We, the ministers of Foreign Affairs of Canada, France, Germany, Italy, Japan, the United Kingdom, Ukraine and the United States of America, and senior officials from the Republic of Korea and Switzerland, as well as the High Representative of the European Union for Foreign Affairs and Security Policy, wish to express our grave concern regarding the threats posed to the safety and security of nuclear facilities devoted to peaceful purposes in Ukraine and their personnel, significantly raising the risk of a nuclear accident.

We wish to note the 2009 IAEA General Conference unanimous decision GC(53)/DEC/13 entitled “Prohibition of armed attack or threat of attack against nuclear installations, during operation or under construction,” which recognised the importance attached to safety, security and physical protection of nuclear material and nuclear facilities devoted to peaceful purposes as well as IAEA General Conference resolutions GC(XXIX)/RES/444 and GC(XXXIV)/RES/533 regarding armed attacks or threats against nuclear facilities devoted to peaceful purposes.

We underscore the importance of the IAEA Director General’s “Seven Indispensable Pillars of Nuclear Safety and Security,” outlined in his statement to the IAEA Board of Governors meeting on March 2-3, 2022.

These “Seven Indispensable Pillars of Nuclear Safety and Security,” derived from existing IAEA nuclear safety standards and nuclear security guidance, are as follows:

  1. The physical integrity of the nuclear facilities, whether it is reactors, fuel ponds, or radioactive waste stores, must be maintained;
  2. All safety and security systems and equipment must be fully functional at all times;
  3. The operating staff must be able to fulfil their respective safety and security duties, and have the capacity to make decisions free of undue pressure;
  4. There must be secure off-site power supply from the grid for all nuclear sites;
  5. There must be uninterrupted logistical supply chains and transportation to and from the sites;
  6. There must be effective on-site and off-site radiation monitoring systems and emergency preparedness and response measures;
  7. And finally, there must be reliable communications with the regulator and others.

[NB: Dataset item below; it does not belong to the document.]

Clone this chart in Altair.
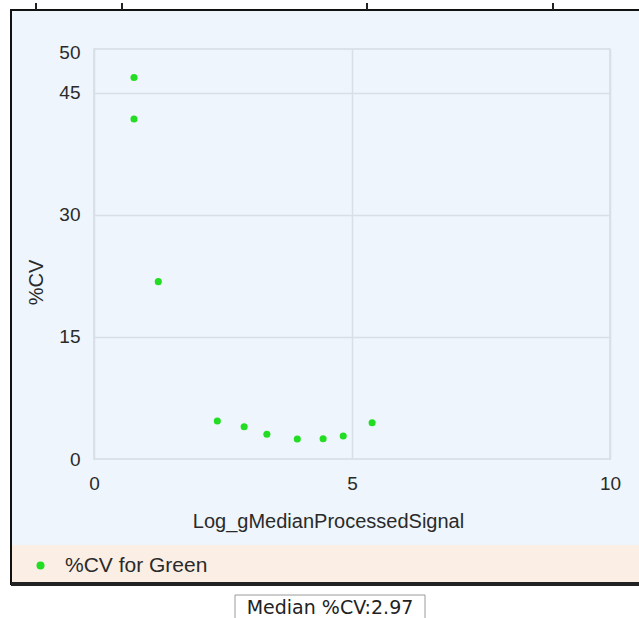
import altair as alt
import pandas as pd

# ---- data ----
log_signal = [0.775, 0.775, 1.246, 2.39, 2.91, 3.35, 3.94, 4.44, 4.83, 5.39]
cv_percent = [46.9, 41.8, 21.8, 4.67, 3.97, 3.04, 2.46, 2.50, 2.83, 4.46]
series_name = "%CV for Green"
y_ticks = [0, 15, 30, 45, 50]
x_ticks = [0, 5, 10]
median_label = "Median %CV:2.97"

W, H = 516, 410
PAD_L, PAD_T = 94, 49

df = pd.DataFrame({"x": log_signal, "cv": cv_percent, "series": [series_name] * len(log_signal)})

FONT = "Liberation Sans"
TXT = "#2a2a2a"
BG = "#eef5fc"

def box(x1, x2, y1, y2, **kw):
    return alt.Chart(pd.DataFrame({"a": [0]})).mark_rect(**kw).encode(
        x=alt.value(x1 - PAD_L), x2=alt.value(x2 - PAD_L),
        y=alt.value(y1 - PAD_T), y2=alt.value(y2 - PAD_T))

white_top = box(0, 700, 0, 10, fill="white")
white_left = box(0, 10, 0, 700, fill="white")
white_bottom = box(0, 700, 585, 700, fill="white")
peach = box(12, 700, 545, 583, fill="#fbeee5")
frame = box(11, 700, 10, 584, fill=None, stroke="#111111", strokeWidth=2)
frame_bottom = box(11, 700, 582, 586, fill="#222222")

tick_layers = [
    alt.Chart(pd.DataFrame({"a": [0]})).mark_rule(color="#222222", strokeWidth=2).encode(
        x=alt.value(p - PAD_L), y=alt.value(3 - PAD_T), y2=alt.value(10 - PAD_T))
    for p in [36, 122, 367, 553]
]

median_box = box(235, 425, 595, 622, fill="white", stroke="#9a9a9a", strokeWidth=1)
median_text = alt.Chart(pd.DataFrame({"t": [median_label]})).mark_text(
    font="DejaVu Sans", fontSize=19, color="#222222", align="center", baseline="middle"
).encode(text="t:N", x=alt.value(330 - PAD_L), y=alt.value(608 - PAD_T))

points = alt.Chart(df).mark_circle(size=50, opacity=1).encode(
    x=alt.X("x:Q", scale=alt.Scale(domain=[0, 10], nice=False),
            axis=alt.Axis(values=x_ticks, title="Log_gMedianProcessedSignal", grid=True,
                          domain=False, ticks=False, labelPadding=15, labelFontSize=19,
                          labelFont=FONT, labelColor=TXT, titleFont=FONT, titleFontSize=20,
                          titleFontWeight="normal", titleColor=TXT, titleX=234, titleY=62,
                          titleBaseline="middle", gridColor="#d9dfe7", gridWidth=1.5,
                          labelFlush=False, zindex=1)),
    y=alt.Y("cv:Q", scale=alt.Scale(domain=[0, 50.4], nice=False, zero=True),
            axis=alt.Axis(values=y_ticks, title="%CV", grid=True, domain=False, ticks=False,
                          labelPadding=14, labelFontSize=19, labelFont=FONT, labelColor=TXT,
                          titleFont=FONT, titleFontSize=20, titleFontWeight="normal",
                          titleColor=TXT, titleX=-58, titleY=233, titleAlign="center",
                          titleBaseline="middle", gridColor="#d9dfe7", gridWidth=1.5,
                          gridOpacity={"condition": {"test": "datum.value == 50 || datum.value == 0", "value": 0}, "value": 1},
                          labelFlush=False, zindex=1)),
    color=alt.Color("series:N", scale=alt.Scale(range=["#22dd22"]),
                    legend=alt.Legend(orient="none", legendX=-64, legendY=506, title=None,
                                      labelFontSize=21, labelFont=FONT, labelColor=TXT,
                                      symbolSize=64, symbolType="circle", symbolStrokeWidth=0,
                                      labelOffset=14, zindex=1)),
)

chart = alt.layer(
    white_top, white_left, white_bottom, peach, frame, frame_bottom, *tick_layers,
    median_box, median_text, points
).properties(
    width=W, height=H,
    autosize=alt.AutoSizeParams(type="none"),
    padding={"left": PAD_L, "top": PAD_T, "right": 639 - PAD_L - W, "bottom": 618 - PAD_T - H},
    background=BG,
).configure_view(stroke="#d5dbe3", strokeWidth=1.5, fill=None)

chart.save("out.html", embed_options={"renderer": "svg", "actions": False})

We intend to continue to support the IAEA action in helping facilitate the implementation of these principles in Ukraine while fully respecting Ukraine’s sovereignty, including through the IAEA nuclear safety and security assistance plan for Ukraine.

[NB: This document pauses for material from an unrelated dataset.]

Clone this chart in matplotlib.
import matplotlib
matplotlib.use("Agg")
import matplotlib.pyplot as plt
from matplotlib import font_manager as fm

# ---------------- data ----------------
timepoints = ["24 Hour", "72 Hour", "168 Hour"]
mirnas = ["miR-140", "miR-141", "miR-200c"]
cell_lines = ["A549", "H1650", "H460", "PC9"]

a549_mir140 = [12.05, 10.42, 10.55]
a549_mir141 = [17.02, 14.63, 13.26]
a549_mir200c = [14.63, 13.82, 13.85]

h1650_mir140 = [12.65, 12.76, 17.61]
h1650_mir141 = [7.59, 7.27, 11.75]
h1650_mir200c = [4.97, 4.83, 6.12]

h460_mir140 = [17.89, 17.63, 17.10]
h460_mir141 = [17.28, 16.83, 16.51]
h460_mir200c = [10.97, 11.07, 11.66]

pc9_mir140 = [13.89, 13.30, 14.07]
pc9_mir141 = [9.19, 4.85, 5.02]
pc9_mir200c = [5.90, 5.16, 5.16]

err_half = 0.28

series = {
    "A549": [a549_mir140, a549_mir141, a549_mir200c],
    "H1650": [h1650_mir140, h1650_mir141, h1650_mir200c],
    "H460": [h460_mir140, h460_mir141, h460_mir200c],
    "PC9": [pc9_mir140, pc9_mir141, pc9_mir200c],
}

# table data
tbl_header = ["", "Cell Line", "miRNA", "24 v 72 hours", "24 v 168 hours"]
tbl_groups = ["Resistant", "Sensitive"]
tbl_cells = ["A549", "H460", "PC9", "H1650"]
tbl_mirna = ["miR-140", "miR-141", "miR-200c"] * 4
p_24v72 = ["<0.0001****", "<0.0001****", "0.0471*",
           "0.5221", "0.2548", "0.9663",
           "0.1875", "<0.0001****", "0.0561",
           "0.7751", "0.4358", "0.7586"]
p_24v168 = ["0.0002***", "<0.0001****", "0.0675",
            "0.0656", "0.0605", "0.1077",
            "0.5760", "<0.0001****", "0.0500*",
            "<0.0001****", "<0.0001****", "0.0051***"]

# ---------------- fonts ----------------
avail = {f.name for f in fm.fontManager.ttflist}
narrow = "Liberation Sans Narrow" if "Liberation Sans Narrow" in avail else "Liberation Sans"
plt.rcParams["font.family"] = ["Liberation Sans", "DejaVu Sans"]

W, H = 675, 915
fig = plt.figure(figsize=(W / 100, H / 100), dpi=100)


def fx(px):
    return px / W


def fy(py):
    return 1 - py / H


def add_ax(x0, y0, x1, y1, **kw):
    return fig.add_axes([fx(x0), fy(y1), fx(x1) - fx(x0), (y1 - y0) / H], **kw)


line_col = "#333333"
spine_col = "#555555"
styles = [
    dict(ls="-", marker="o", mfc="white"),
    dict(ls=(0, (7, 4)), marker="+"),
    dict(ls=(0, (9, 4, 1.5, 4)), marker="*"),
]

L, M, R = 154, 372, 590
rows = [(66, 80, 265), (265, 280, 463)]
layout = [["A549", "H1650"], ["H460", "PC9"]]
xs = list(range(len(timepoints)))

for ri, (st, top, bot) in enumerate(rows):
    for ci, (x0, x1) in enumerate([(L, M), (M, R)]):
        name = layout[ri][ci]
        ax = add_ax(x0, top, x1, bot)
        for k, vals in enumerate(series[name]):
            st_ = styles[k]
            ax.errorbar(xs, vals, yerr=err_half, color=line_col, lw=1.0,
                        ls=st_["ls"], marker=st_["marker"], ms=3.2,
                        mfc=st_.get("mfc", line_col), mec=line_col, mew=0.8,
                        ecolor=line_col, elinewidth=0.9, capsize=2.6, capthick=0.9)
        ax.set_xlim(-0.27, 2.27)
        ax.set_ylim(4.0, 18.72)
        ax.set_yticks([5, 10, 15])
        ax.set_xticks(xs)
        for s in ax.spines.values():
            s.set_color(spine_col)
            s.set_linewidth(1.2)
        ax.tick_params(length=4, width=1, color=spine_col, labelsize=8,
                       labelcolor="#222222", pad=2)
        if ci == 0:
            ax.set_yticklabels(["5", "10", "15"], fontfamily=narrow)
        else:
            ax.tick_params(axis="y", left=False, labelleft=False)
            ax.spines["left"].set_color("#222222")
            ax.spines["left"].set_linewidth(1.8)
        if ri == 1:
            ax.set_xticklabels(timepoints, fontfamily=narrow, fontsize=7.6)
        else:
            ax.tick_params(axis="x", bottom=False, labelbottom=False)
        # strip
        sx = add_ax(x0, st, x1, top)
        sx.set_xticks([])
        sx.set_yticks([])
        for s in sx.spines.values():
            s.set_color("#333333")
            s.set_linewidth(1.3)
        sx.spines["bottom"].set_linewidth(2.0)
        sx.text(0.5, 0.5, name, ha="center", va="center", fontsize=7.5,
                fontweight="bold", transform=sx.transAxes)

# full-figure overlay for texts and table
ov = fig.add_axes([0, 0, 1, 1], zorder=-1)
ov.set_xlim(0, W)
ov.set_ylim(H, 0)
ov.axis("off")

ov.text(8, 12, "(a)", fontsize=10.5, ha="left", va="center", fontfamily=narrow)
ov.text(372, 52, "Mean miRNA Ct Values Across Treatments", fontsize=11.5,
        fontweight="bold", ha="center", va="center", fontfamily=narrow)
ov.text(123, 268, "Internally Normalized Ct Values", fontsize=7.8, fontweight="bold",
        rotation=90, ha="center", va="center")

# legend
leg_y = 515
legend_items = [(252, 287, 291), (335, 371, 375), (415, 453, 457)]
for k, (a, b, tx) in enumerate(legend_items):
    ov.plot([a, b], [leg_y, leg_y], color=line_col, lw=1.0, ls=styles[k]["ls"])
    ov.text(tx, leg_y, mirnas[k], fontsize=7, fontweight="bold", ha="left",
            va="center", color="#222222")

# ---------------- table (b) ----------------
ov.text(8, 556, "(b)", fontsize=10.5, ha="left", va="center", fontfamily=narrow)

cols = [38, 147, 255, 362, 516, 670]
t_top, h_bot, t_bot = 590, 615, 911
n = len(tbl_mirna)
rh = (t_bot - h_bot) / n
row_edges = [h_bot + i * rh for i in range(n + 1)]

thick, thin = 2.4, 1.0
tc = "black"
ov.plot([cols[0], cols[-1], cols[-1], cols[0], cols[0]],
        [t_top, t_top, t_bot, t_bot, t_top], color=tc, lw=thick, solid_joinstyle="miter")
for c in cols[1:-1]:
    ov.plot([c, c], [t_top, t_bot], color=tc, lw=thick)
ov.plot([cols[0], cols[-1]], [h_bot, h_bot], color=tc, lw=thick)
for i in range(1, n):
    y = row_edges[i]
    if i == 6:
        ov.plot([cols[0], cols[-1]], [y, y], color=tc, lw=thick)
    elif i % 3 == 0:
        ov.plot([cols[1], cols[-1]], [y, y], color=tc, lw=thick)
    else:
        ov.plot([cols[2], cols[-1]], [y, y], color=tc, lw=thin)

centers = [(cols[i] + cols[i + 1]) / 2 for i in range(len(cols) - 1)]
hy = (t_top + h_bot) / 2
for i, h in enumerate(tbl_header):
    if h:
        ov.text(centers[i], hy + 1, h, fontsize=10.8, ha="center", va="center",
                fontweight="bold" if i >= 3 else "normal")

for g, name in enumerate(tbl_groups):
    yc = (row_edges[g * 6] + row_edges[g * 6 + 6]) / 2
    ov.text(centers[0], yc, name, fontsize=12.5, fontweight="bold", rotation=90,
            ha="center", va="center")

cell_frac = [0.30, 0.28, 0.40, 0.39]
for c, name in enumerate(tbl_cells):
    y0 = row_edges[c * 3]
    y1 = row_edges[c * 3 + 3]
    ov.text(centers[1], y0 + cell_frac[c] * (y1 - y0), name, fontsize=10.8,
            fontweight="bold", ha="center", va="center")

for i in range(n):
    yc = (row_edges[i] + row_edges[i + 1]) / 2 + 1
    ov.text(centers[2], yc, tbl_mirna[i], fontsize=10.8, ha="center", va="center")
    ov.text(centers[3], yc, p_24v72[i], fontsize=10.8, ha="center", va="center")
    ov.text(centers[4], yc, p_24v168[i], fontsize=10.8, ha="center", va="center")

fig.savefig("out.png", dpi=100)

We welcome the IAEA Support and Assistance Mission to Zaporizhzhya (ISAMZ) and commend the Director General and his team for their courage and determination in performing this important mission. We support efforts to maintain a continued IAEA presence at the Zaporizhzhya Nuclear Power Plant (ZNPP) in order to support Ukraine, and stand ready to support the nuclear safety, security and safeguards objectives of the IAEA mission, as needed.

We emphasize that Russia’s seizure and militarization of the ZNPP is the root cause of the current threats in the field of nuclear safety and security. We recall that the heightened risks of a nuclear incident will remain dangerously high as long as Russia remains present on the site of ZNPP. The Russian Federation must immediately withdraw its troops from within Ukraine’s internationally recognized borders and respect Ukraine’s territorial integrity and sovereignty. Should the Russian Federation conduct any sham referenda within occupied territories of Ukraine, we reiterate that these would have no legal and political effect, including on the status of the ZNPP.

We welcome the Director General’s work to follow up on his visit of September 1st and the proposals contained in his report. We reaffirm our support for resolution GOV/2022/58 adopted on September 15 by the IAEA Board of Governors.

We underline the importance of complying with international humanitarian law and renewing efforts aimed at the prompt reinforcing of the international framework relating to the protection of nuclear facilities devoted to peaceful purposes including in armed conflicts.

As a first step, we stand ready to reaffirm the importance of these “Seven Indispensable Pillars of Nuclear Safety and Security” in appropriate fora, in particular at the IAEA and at the United Nations as appropriate.

In due time, we are also ready to review the lessons learned in Ukraine in order to help the IAEA and the international community to prepare for and respond to future events and anticipate new threats, such as cyber-attacks.